Sementara pada Pasal 44 ayat (2)
Pemerintah daerah harus menutup tempat pemrosesan akhir sampah
yang menggunakan sistem pembuangan terbuka paling lama 5
(lima) tahun terhitung sejak berlakunya Undang-Undang ini.
Maka tidak ada alasan bagi pemerintah pusat dan daerah tidak melakukan penutupan TPA open landfill atau open dumping yang telah dimandatkan tersebut dengan tenggat waktu sejak 7 Mei 2013 atau 5 (lima) tahun UUPS disahkan. Sungguh sangat terlambat. Maka absolut semua TPA di Indonesia harus ikuti regulasi. Berhentilah bersandiwara dalam mengelola sampah.
Sangat jelas kenapa pemerintah dan pemda seluruh Indonesia mengabaikan pasal 44 tersebut termasuk Pasal 13 dan Pasal 45 UUPS karena ingin melanggengkan "monopoli" pengelolaan sampah khususnya di TPA.
Seharusnya sampah di kelola pada kawasan timbulannya yang menjadi hak dan kewajiban masyarakat atau pemilik atau pengelola kawasan untuk ikut serta dalam pengelolaan sampah. Pengelola kawasan harus diberi kewenangannya mengelola sampahnya sendiri dengan tetap monitoring dan evaluasi (monev) oleh pemda.
Hak atau eksekusi pengelolaan sampah pada UUPS tersebut menjadi dominan untuk dikelola masing-masing kawasan dengan berbasis komunal, aktifkan bank sampah sebagai fungsi sosialisasi dan edukasi sebagai wakil pemerintah dan pemda. Bukan lagi pengelolaan berbasis TPA. TPA hanya berfungsi mengelola residu dengan pola control landfill dan sanitary landfill.
Bila hak pengelolaan sampah dipresentase, maka sekitar 80% pengelolaan oleh masyarakat atau pengelola kawasan dan 20% pengelolaan oleh pemerintah.
Jadi bukan lagi pemerintah dan pemda menjadi eksekutor utama dalam mengelola sampah. Tapi justru masyarakat kawasanlah yang berhak dan berkewajiban menjadi eksekutor. Pemerintah dan Pemda sebagai regulator dan fasilitator hanya melakukan monev.
Kendala Pengelolaan Sampah Kawasan
Perlu dijelaskan bahwa ada beberapa hal yang selalu menjadi "ketertarikan" oknum dari pemerintah dan pemda untuk tidak melepas hak pengelolaan sampah tersebut kepada kawasan adalah adanya biaya operasional yang berpotensi dimonopolinya atau menjadi bancakan korupsi oleh oknum penguasa dan pengusaha.

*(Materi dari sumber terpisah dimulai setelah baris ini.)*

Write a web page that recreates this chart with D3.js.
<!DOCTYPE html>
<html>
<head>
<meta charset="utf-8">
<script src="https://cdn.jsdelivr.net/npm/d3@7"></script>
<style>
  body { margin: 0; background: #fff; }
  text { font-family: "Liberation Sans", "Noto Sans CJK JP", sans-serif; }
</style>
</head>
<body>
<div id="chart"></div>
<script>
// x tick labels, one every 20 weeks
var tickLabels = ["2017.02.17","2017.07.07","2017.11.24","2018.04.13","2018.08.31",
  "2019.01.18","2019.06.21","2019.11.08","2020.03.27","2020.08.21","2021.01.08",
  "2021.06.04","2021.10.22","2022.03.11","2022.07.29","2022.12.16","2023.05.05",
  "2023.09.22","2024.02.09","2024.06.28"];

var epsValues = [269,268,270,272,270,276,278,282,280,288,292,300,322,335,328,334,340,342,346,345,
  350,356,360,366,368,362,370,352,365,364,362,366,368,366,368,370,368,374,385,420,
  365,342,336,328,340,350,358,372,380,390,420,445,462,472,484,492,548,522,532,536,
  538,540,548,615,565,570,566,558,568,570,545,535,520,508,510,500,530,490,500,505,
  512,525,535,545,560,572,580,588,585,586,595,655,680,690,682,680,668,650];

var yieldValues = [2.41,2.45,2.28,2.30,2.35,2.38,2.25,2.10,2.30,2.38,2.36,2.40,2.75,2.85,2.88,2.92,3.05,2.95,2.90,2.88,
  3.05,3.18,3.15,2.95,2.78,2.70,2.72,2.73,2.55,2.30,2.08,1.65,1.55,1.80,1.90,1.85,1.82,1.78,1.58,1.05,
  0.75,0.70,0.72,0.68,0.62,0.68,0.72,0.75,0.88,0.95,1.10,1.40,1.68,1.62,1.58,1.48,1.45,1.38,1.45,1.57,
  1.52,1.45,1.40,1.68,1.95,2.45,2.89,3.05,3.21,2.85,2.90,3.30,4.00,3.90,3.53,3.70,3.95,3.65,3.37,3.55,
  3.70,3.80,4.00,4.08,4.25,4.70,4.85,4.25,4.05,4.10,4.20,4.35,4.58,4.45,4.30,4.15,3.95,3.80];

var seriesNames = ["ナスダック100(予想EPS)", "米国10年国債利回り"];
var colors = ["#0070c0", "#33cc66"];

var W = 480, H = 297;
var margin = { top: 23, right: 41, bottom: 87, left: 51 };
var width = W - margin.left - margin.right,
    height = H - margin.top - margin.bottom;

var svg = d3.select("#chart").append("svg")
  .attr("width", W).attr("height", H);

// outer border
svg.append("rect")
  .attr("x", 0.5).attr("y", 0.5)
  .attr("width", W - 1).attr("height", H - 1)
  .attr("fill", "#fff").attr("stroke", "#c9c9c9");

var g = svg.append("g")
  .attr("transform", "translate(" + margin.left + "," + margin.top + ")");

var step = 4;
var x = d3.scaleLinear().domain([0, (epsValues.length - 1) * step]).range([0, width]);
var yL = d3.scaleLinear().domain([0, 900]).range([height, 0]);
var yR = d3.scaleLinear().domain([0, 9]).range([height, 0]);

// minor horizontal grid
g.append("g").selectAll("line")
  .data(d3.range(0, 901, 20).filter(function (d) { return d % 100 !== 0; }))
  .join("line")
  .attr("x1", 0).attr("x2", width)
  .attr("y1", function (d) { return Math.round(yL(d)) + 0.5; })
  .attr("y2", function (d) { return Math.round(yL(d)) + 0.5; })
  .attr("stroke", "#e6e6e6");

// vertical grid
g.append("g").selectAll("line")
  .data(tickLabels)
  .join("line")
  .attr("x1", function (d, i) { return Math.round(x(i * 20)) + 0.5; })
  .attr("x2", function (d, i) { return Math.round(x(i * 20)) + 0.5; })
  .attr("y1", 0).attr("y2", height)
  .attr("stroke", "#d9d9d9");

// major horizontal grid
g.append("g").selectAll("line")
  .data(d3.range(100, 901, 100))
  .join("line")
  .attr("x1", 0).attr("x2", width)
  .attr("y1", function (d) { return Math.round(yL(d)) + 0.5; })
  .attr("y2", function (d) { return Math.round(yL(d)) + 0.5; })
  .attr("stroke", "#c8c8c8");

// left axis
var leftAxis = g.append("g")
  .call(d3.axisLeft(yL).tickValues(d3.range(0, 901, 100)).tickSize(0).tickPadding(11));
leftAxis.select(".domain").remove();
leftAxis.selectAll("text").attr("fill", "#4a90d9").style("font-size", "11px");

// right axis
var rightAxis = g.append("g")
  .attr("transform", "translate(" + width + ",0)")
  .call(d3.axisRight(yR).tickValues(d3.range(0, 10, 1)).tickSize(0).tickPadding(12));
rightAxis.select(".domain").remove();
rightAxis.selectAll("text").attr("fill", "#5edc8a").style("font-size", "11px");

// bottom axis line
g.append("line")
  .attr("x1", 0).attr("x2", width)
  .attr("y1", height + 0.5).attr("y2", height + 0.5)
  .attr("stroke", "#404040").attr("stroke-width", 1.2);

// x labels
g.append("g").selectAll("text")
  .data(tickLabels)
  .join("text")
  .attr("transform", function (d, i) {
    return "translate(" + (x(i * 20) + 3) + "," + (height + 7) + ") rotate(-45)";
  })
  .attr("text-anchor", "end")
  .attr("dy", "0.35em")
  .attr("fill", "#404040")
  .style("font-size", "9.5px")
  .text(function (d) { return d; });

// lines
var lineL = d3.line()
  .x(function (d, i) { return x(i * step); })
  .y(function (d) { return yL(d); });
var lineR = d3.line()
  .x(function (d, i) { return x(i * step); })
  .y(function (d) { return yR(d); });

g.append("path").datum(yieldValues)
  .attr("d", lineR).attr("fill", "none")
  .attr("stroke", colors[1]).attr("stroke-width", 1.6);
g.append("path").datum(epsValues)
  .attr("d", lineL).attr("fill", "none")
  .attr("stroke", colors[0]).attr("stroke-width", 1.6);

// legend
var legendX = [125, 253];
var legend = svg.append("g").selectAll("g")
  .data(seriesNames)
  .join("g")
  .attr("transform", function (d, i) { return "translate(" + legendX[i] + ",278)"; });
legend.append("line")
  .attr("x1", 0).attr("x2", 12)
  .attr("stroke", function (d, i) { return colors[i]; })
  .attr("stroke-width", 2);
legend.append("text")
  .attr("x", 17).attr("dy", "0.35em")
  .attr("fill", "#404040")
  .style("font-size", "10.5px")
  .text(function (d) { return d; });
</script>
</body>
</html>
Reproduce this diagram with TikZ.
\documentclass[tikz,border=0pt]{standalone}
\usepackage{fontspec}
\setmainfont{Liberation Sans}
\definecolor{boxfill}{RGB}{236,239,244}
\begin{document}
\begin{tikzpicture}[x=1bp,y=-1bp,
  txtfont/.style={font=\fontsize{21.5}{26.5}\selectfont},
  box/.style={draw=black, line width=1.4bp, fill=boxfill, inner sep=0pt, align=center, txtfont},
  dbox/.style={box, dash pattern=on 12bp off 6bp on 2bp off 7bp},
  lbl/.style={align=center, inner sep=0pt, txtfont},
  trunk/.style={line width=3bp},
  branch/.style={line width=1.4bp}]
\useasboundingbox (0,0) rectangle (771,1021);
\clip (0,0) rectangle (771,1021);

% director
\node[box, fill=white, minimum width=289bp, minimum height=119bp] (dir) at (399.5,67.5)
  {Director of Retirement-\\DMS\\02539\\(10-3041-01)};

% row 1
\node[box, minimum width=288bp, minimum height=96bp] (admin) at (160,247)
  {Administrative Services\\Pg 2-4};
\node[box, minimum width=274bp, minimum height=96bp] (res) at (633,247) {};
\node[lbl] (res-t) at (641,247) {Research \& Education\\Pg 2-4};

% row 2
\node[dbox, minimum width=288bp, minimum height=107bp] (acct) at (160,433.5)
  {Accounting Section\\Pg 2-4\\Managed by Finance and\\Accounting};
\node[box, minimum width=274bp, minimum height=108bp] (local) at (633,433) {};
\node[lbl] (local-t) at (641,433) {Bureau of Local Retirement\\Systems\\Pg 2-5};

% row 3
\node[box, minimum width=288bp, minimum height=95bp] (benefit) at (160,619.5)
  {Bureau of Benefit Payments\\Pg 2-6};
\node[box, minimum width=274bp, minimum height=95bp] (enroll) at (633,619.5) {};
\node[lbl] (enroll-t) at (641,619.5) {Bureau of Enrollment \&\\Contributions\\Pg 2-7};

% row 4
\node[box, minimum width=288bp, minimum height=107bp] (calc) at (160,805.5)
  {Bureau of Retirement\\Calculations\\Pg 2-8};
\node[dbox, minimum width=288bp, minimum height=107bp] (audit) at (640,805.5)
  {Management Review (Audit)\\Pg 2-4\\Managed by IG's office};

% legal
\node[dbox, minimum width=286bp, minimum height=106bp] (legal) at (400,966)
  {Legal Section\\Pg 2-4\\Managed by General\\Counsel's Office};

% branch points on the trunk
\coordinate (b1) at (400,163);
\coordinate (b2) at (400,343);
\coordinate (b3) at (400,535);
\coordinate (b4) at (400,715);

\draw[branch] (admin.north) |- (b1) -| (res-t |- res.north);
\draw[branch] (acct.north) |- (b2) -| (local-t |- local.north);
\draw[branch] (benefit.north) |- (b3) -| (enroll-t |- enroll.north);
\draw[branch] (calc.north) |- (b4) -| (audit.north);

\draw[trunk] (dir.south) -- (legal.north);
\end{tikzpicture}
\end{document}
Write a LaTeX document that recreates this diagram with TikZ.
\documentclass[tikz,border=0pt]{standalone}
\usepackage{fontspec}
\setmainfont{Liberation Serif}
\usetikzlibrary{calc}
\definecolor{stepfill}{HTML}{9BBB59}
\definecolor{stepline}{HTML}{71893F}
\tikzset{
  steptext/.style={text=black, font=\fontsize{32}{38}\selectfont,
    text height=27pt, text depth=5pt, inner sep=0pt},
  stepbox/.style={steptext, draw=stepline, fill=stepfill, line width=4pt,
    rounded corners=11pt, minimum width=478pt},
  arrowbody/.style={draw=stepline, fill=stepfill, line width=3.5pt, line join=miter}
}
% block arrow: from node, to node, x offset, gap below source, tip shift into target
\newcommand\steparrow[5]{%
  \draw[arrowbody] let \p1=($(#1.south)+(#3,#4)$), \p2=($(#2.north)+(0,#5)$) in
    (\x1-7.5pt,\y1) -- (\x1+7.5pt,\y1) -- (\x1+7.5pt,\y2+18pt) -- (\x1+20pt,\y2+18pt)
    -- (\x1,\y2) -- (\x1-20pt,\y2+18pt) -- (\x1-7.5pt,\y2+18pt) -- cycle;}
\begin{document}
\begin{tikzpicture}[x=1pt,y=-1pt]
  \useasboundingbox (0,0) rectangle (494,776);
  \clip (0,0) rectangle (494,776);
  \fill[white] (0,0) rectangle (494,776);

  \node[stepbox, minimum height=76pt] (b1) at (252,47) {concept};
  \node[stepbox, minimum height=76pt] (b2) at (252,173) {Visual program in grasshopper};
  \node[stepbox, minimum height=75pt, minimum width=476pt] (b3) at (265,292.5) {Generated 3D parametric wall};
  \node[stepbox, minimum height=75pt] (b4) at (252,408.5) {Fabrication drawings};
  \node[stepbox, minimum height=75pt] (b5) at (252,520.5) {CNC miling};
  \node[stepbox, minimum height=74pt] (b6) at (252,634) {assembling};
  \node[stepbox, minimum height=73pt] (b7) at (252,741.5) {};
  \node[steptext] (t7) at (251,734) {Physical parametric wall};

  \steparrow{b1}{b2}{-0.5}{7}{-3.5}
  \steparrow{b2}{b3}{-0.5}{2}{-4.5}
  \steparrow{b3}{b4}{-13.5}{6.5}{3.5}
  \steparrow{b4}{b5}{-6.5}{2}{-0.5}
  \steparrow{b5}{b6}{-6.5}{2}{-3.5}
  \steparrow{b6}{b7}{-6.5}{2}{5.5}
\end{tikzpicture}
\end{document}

Beberapa hal yang sangat menjajikan untuk dipermainkan dalam pengelolaan sampah yang berpusat (sentralisasi) di TPA, mulai dari Tipping Fee, biaya operasional pengumpulan dan angkutan sampah dari sumber timbulan ke TPA. Terkhusus lagi ada dana kompensasi warga terdampak TPA yang menjadi kewajiban pemerintah dan pemda untuk diberikan pada warga terdampak disekitar TPA.
Dana konpensasi warga terdampak TPA ini sering disebut "Dana Bau". Dana ini sangat berpotensi dipermainkan oleh oknum-oknum yang mengelolanya. Dalam pantauan di lapangan dana-dana ini umumnya tidak sampai pada yang berhak menerimanya. Peluang oknum mempermainkan karena dana tersebut umumnya tidak diketahui oleh masyarakat terdampak dan penegak hukum.
Dana Bau ini bisa berupa biaya hidup, asuransi kesehatan atau kematian, perbaikan lingkungan, fasilitas air minum dan penerangan jalan sampai pada biaya perbaikan rumah atau biaya perpindahan penduduk terdampak bila ingin keluar dari kawasan terdampak TPA.